__What is required__
Starting with the first line of the listing, quote each line exactly until and including the one with "return (H - B - y) / PH", leaving pictures out.

_ _ _ _

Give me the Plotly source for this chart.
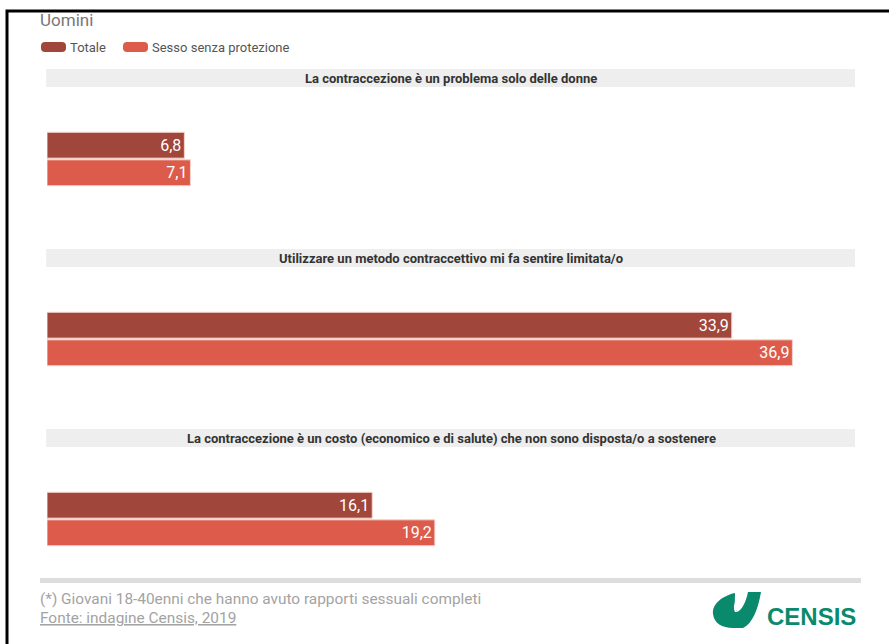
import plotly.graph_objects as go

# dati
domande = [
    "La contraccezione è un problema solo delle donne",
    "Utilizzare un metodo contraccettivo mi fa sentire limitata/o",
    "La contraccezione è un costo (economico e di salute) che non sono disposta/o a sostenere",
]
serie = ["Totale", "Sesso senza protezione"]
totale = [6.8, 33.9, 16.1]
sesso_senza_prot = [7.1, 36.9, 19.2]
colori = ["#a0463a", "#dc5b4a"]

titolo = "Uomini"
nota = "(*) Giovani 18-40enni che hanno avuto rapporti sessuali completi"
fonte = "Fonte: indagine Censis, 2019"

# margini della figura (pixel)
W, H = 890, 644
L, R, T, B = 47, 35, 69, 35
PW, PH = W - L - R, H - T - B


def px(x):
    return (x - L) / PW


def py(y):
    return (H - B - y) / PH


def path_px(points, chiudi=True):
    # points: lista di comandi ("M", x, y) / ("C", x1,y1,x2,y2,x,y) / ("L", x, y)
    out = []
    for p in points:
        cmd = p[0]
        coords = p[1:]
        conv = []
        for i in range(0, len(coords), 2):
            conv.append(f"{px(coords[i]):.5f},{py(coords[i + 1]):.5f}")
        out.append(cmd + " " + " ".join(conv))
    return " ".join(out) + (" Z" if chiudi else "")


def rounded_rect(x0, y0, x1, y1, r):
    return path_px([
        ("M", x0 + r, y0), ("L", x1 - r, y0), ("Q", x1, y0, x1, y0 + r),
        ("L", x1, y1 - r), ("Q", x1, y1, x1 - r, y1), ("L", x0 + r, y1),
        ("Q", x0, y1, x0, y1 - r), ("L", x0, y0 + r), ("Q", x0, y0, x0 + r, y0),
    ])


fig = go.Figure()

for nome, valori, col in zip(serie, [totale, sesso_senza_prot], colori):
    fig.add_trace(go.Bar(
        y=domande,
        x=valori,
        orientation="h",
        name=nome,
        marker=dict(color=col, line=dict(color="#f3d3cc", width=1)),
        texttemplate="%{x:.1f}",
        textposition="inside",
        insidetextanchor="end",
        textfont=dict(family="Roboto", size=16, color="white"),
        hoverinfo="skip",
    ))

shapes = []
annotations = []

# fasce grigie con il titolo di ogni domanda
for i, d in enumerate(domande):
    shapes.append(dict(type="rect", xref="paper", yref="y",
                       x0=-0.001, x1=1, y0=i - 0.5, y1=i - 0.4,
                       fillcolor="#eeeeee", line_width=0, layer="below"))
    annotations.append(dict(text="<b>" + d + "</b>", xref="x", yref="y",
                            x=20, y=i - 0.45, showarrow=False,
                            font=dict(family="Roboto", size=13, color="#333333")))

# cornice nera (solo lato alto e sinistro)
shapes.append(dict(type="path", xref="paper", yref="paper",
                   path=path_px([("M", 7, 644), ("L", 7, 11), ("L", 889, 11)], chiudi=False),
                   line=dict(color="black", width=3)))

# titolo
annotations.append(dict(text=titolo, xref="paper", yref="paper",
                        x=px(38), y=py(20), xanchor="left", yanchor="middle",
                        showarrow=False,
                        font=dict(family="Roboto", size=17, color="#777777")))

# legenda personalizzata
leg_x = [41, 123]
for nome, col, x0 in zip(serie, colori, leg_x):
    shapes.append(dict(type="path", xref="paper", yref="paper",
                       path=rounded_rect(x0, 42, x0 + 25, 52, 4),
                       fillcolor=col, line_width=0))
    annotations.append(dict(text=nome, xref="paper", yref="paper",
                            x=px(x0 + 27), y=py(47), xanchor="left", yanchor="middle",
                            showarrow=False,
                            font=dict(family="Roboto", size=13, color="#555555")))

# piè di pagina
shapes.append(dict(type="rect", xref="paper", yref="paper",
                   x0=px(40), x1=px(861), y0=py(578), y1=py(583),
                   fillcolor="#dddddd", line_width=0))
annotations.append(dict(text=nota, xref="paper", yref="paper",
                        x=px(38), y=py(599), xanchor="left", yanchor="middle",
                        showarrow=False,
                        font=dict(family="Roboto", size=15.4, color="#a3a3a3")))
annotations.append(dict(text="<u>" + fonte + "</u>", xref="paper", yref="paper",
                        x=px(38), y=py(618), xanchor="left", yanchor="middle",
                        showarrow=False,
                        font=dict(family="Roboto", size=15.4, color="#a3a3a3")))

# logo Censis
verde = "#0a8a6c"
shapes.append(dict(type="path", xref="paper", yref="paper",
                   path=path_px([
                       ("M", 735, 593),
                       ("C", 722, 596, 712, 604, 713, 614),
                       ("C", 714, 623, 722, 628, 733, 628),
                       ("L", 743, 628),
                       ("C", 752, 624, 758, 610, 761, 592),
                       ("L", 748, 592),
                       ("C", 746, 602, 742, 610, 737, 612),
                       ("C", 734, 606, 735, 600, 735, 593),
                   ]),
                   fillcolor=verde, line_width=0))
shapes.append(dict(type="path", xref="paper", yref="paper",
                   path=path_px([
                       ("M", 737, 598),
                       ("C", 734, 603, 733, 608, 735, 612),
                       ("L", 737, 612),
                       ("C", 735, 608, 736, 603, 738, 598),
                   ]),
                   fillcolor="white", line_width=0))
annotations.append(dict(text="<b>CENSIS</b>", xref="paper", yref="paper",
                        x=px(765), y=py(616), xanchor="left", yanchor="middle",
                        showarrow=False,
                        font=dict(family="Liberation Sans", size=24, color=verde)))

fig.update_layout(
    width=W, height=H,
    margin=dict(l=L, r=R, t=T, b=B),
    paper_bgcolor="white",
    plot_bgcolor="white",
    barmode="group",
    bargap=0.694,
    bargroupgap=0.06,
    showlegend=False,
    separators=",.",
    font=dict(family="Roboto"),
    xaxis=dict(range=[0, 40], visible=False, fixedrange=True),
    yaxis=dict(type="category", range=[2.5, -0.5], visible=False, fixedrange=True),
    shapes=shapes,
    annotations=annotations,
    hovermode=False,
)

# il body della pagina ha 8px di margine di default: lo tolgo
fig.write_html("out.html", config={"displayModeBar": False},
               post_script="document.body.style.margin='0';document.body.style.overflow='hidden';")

_ _ _ _

__Solution to this task__
Give me the Plotly source for this chart.
import plotly.graph_objects as go

# dati
domande = [
    "La contraccezione è un problema solo delle donne",
    "Utilizzare un metodo contraccettivo mi fa sentire limitata/o",
    "La contraccezione è un costo (economico e di salute) che non sono disposta/o a sostenere",
]
serie = ["Totale", "Sesso senza protezione"]
totale = [6.8, 33.9, 16.1]
sesso_senza_prot = [7.1, 36.9, 19.2]
colori = ["#a0463a", "#dc5b4a"]

titolo = "Uomini"
nota = "(*) Giovani 18-40enni che hanno avuto rapporti sessuali completi"
fonte = "Fonte: indagine Censis, 2019"

# margini della figura (pixel)
W, H = 890, 644
L, R, T, B = 47, 35, 69, 35
PW, PH = W - L - R, H - T - B


def px(x):
    return (x - L) / PW


def py(y):
    return (H - B - y) / PH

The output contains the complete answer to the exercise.